Create the Batch compute environments

Nextflow makes use of two job queues during workflow execution:

  • A head queue to run the Nextflow application
  • A compute queue where Nextflow will submit job executions

While the compute queue can use a compute environment with Spot instances, the head queue requires an on-demand compute environment. If you intend to use an on-demand compute environment for compute jobs, the same job queue can be used for both head and compute.

Spot instances can significantly reduce your AWS compute costs, provided your workflow compute tasks can run on ephemeral instances.

Create a compute environment for each queue in the AWS Batch console:

The head queue requires an on-demand compute environment. Do not select Use Spot instances during compute environment creation.

  1. In the Batch Console, select Create on the Compute environments page.

  2. Select Amazon EC2 as the compute environment configuration.

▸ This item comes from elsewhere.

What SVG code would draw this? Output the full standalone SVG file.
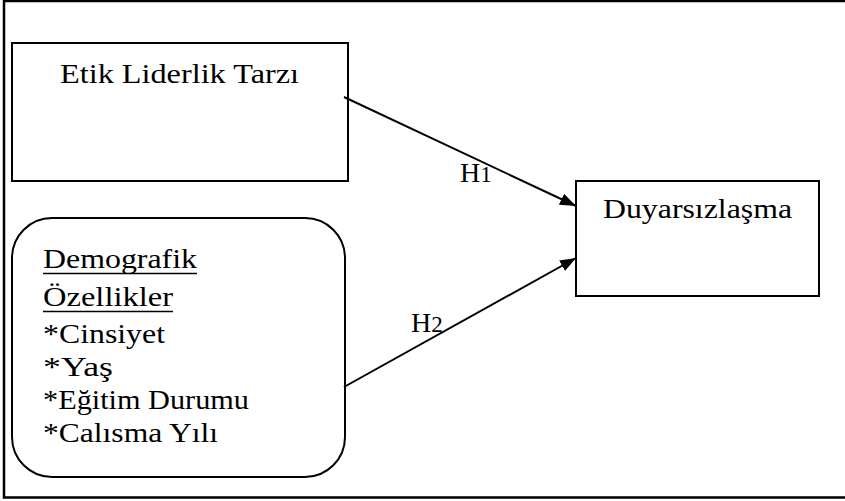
<svg xmlns="http://www.w3.org/2000/svg" width="845" height="501" viewBox="0 0 845 501">
<defs>
<marker id="arr" viewBox="0 0 16 12" refX="16" refY="6" markerWidth="16" markerHeight="12" markerUnits="userSpaceOnUse" orient="auto">
<path d="M0,0 L16,6 L0,12 Z" fill="#000"/>
</marker>
<style>
.box{fill:#fff;stroke:#000;stroke-width:2}
.con{stroke:#000;stroke-width:2;fill:none}
</style>
</defs>
<rect width="845" height="501" fill="#fff"/>
<path d="M845,1 H4 V497.5 H845" fill="none" stroke="#000" stroke-width="2.5"/>
<g font-family="Liberation Serif, serif" font-size="28" fill="#000">
<g id="etik">
<rect class="box" x="12" y="43" width="336" height="138"/>
<text x="60" y="82.5" textLength="239" lengthAdjust="spacingAndGlyphs">Etik Liderlik Tarzı</text>
</g>
<g id="demografik">
<rect class="box" x="12" y="218" width="333" height="259" rx="40" ry="40"/>
<text x="43" y="268" textLength="154" lengthAdjust="spacingAndGlyphs">Demografik</text>
<line x1="43" y1="273.5" x2="197" y2="273.5" stroke="#000" stroke-width="1.5"/>
<text x="43" y="306" textLength="130" lengthAdjust="spacingAndGlyphs">Özellikler</text>
<line x1="43" y1="311.5" x2="173" y2="311.5" stroke="#000" stroke-width="1.5"/>
<text x="43" y="343" textLength="122" lengthAdjust="spacingAndGlyphs">*Cinsiyet</text>
<text x="43" y="375.5" textLength="70" lengthAdjust="spacingAndGlyphs">*Yaş</text>
<text x="43" y="408.5" textLength="206" lengthAdjust="spacingAndGlyphs">*Eğitim Durumu</text>
<text x="43" y="442" textLength="175" lengthAdjust="spacingAndGlyphs">*Calısma Yılı</text>
</g>
<g id="duyarsizlasma">
<rect class="box" x="576" y="181" width="243" height="115"/>
<text x="603" y="218" textLength="189" lengthAdjust="spacingAndGlyphs">Duyarsızlaşma</text>
</g>
<g id="connectors">
<line class="con" x1="344" y1="97" x2="576" y2="206" marker-end="url(#arr)"/>
<line class="con" x1="344" y1="387" x2="576" y2="258" marker-end="url(#arr)"/>
<text x="460" y="182">H<tspan font-size="23">1</tspan></text>
<text x="411" y="332">H<tspan font-size="23">2</tspan></text>
</g>
</g>
</svg>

    Seqera AWS Batch compute environments created with Batch Forge support using Fargate for the head job, but manual compute environments must use EC2.

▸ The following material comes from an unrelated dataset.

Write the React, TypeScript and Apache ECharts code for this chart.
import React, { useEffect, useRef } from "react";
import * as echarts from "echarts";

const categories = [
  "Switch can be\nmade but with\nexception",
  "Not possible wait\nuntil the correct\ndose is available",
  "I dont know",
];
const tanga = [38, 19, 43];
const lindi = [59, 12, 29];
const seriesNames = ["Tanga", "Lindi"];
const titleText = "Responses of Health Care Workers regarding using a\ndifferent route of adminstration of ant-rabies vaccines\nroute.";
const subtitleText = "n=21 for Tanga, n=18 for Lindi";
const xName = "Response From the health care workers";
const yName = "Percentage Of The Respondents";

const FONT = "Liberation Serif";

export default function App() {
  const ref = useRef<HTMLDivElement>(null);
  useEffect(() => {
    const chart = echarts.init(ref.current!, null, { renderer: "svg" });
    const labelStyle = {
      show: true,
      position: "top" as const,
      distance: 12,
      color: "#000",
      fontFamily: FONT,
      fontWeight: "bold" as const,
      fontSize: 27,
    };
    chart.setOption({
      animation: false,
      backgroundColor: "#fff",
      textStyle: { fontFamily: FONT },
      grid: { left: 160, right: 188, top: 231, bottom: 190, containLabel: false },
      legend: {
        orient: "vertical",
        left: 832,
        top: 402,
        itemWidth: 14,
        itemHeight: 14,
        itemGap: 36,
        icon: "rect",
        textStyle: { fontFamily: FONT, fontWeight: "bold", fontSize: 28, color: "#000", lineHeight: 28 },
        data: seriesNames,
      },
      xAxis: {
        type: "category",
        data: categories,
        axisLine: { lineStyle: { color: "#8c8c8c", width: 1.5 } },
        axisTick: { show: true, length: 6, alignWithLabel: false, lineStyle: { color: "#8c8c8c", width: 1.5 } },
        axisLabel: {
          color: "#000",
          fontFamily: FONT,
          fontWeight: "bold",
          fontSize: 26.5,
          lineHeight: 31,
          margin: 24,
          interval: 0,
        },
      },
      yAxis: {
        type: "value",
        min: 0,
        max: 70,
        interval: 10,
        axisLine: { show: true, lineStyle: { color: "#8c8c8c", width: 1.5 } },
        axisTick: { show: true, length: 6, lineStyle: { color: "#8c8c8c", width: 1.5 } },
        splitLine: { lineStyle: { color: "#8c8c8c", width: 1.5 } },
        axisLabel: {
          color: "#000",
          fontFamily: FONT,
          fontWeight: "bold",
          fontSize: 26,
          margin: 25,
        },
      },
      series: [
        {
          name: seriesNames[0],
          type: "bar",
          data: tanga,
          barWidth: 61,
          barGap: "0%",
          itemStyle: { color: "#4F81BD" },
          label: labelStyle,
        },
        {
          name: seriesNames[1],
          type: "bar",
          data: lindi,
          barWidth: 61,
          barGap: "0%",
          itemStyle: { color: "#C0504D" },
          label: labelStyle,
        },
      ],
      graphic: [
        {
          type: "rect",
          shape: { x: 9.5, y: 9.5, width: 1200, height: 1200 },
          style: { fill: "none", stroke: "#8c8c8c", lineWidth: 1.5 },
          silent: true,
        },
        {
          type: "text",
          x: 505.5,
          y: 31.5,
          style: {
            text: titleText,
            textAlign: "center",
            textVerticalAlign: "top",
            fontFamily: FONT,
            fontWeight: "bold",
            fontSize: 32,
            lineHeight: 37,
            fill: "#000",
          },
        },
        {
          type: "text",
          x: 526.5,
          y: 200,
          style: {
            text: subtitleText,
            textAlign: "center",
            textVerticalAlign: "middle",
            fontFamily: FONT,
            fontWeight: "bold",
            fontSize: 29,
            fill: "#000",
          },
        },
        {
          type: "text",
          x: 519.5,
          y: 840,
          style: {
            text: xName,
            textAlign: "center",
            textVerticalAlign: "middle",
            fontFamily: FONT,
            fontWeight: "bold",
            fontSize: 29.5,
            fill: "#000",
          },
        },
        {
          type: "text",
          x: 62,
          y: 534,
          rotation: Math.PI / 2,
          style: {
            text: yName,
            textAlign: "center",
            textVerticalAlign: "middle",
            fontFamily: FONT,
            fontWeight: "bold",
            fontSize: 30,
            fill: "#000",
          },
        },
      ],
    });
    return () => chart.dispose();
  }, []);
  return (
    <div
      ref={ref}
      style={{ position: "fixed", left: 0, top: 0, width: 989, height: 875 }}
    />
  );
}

  3. Enter a name of your choice, and apply the seqera-servicerole and seqera-instancerole.

  4. Enter vCPU limits and instance types, if needed.

    To use the same queue for both head and compute tasks, you must assign sufficient resources to your compute environment.

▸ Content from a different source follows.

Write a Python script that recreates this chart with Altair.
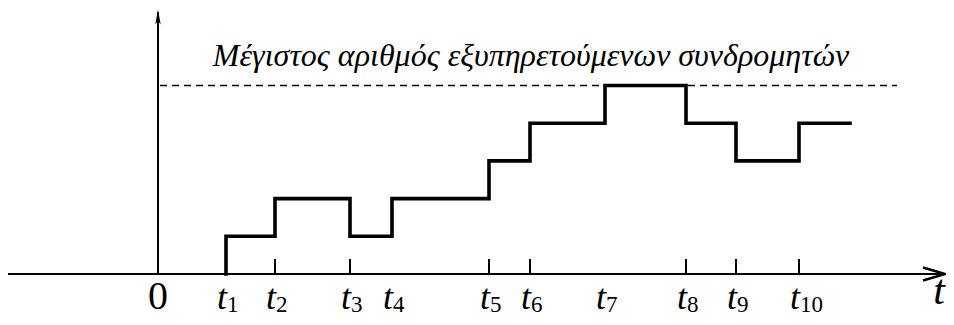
import altair as alt
import pandas as pd

# ---- data (time positions in arbitrary units, levels = number of subscribers) ----
t_names = ["1", "2", "3", "4", "5", "6", "7", "8", "9", "10"]
t_pos = [6.8, 11.7, 19.2, 23.4, 33.1, 37.2, 44.7, 52.8, 57.8, 64.1]
levels_after = [1, 2, 1, 2, 3, 4, 5, 4, 3, 4]
t_end = 69.2
end_level = 4
max_level = 5
ticked = ["2", "3", "5", "6", "8", "9", "10"]
title_text = "Μέγιστος αριθμός εξυπηρετούμενων συνδρομητών"

SERIF = "Liberation Serif, Times New Roman, DejaVu Serif, serif"
X_DOM = [-15.0, 78.8]
Y_DOM = [-1.141, 7.056]
W, H = 938, 309

xs = alt.Scale(domain=X_DOM, nice=False, zero=False)
ys = alt.Scale(domain=Y_DOM, nice=False, zero=False)

# step line
step_df = pd.DataFrame({
    "x": [t_pos[0]] + t_pos + [t_end],
    "y": [0] + levels_after + [end_level],
    "o": list(range(len(t_pos) + 2)),
})
step = alt.Chart(step_df).mark_line(
    interpolate="step-after", color="black", strokeWidth=3.6, strokeJoin="miter", strokeCap="square"
).encode(
    x=alt.X("x:Q", scale=xs, axis=None),
    y=alt.Y("y:Q", scale=ys, axis=None),
    order="o:Q",
)

# axes
axes_df = pd.DataFrame({
    "x": [-15.0, 0.0], "x2": [78.6, 0.0],
    "y": [0.0, 0.0], "y2": [0.0, 6.95],
})
axes = alt.Chart(axes_df).mark_rule(color="black", strokeWidth=2).encode(
    x=alt.X("x:Q", scale=xs, axis=None), x2="x2:Q",
    y=alt.Y("y:Q", scale=ys, axis=None), y2="y2:Q",
)

# arrowheads
up_df = pd.DataFrame({"x": [0.0], "y": [6.82]})
up_arrow = alt.Chart(up_df).mark_point(
    shape="M0,-1L0.36,1L0,0.55L-0.36,1Z", size=225, filled=True, color="black", opacity=1
).encode(x=alt.X("x:Q", scale=xs, axis=None), y=alt.Y("y:Q", scale=ys, axis=None))

right_df = pd.DataFrame({"x": [77.6], "y": [0.0]})
right_arrow = alt.Chart(right_df).mark_point(
    shape="M-1,-0.6L1,0L-1,0.6", size=484, filled=False, color="black",
    strokeWidth=2.6, opacity=1
).encode(x=alt.X("x:Q", scale=xs, axis=None), y=alt.Y("y:Q", scale=ys, axis=None))

# dashed max line
max_df = pd.DataFrame({"x": [0.2], "x2": [73.9], "y": [max_level]})
max_line = alt.Chart(max_df).mark_rule(
    color="black", strokeWidth=1.6, strokeDash=[7, 5]
).encode(
    x=alt.X("x:Q", scale=xs, axis=None), x2="x2:Q",
    y=alt.Y("y:Q", scale=ys, axis=None),
)

# ticks
tick_df = pd.DataFrame({
    "x": [p for n, p in zip(t_names, t_pos) if n in ticked],
})
tick_df["y"] = 0.0
tick_df["y2"] = 0.4
ticks = alt.Chart(tick_df).mark_rule(color="black", strokeWidth=2).encode(
    x=alt.X("x:Q", scale=xs, axis=None),
    y=alt.Y("y:Q", scale=ys, axis=None), y2="y2:Q",
)

# labels
lab_df = pd.DataFrame({"x": t_pos, "sub": t_names})
lab_df["y"] = -0.928
lab_df["ys"] = -1.008
lab_df["t"] = "t"
t_text = alt.Chart(lab_df).mark_text(
    font=SERIF, fontStyle="italic", fontSize=36, align="right",
    baseline="alphabetic", dx=1, color="black"
).encode(x=alt.X("x:Q", scale=xs, axis=None), y=alt.Y("y:Q", scale=ys, axis=None), text="t:N")
sub_text = alt.Chart(lab_df).mark_text(
    font=SERIF, fontSize=23, align="left", baseline="alphabetic", dx=1, color="black"
).encode(x=alt.X("x:Q", scale=xs, axis=None), y=alt.Y("ys:Q", scale=ys, axis=None), text="sub:N")

zero_df = pd.DataFrame({"x": [0.0], "y": [-0.928], "s": ["0"]})
zero_text = alt.Chart(zero_df).mark_text(
    font=SERIF, fontSize=40, align="center", baseline="alphabetic", color="black"
).encode(x=alt.X("x:Q", scale=xs, axis=None), y=alt.Y("y:Q", scale=ys, axis=None), text="s:N")

tend_df = pd.DataFrame({"x": [78.7], "y": [-0.8], "s": ["t"]})
tend_text = alt.Chart(tend_df).mark_text(
    font=SERIF, fontStyle="italic", fontSize=42, align="right",
    baseline="alphabetic", color="black"
).encode(x=alt.X("x:Q", scale=xs, axis=None), y=alt.Y("y:Q", scale=ys, axis=None), text="s:N")

title_df = pd.DataFrame({"x": [37.3], "y": [5.52], "s": [title_text]})
title = alt.Chart(title_df).mark_text(
    font=SERIF, fontStyle="italic", fontSize=32, align="center",
    baseline="alphabetic", color="black"
).encode(x=alt.X("x:Q", scale=xs, axis=None), y=alt.Y("y:Q", scale=ys, axis=None), text="s:N")

chart = alt.layer(
    max_line, axes, ticks, step, up_arrow, right_arrow,
    t_text, sub_text, zero_text, tend_text, title
).properties(
    width=W, height=H, padding=0,
    autosize=alt.AutoSizeParams(type="none"),
    background="white",
).configure_view(stroke=None)

chart.save("out.html", embed_options={"renderer": "svg", "actions": False})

  5. Expand Additional configuration and select the seqera-launchtemplate from the Launch template dropdown.

  6. Configure VPCs, subnets, and security groups on the next page as needed.

  7. Review your configuration and select Create compute environment.

Create the Batch queue

Create a Batch queue to be associated with each compute environment.

You only need to create one queue if you intend to use on-demand instances for your workflow compute tasks. Compute environments with Spot instances require separate queues for the head and compute tasks.

  1. Go to the Batch Console.
  2. Create a new queue.
  3. Associate the queue with the head queue compute environment created in the previous section.
  4. Save it with a name of your choice.

Use the AWS resources created on this page to create your manual AWS Batch compute environment.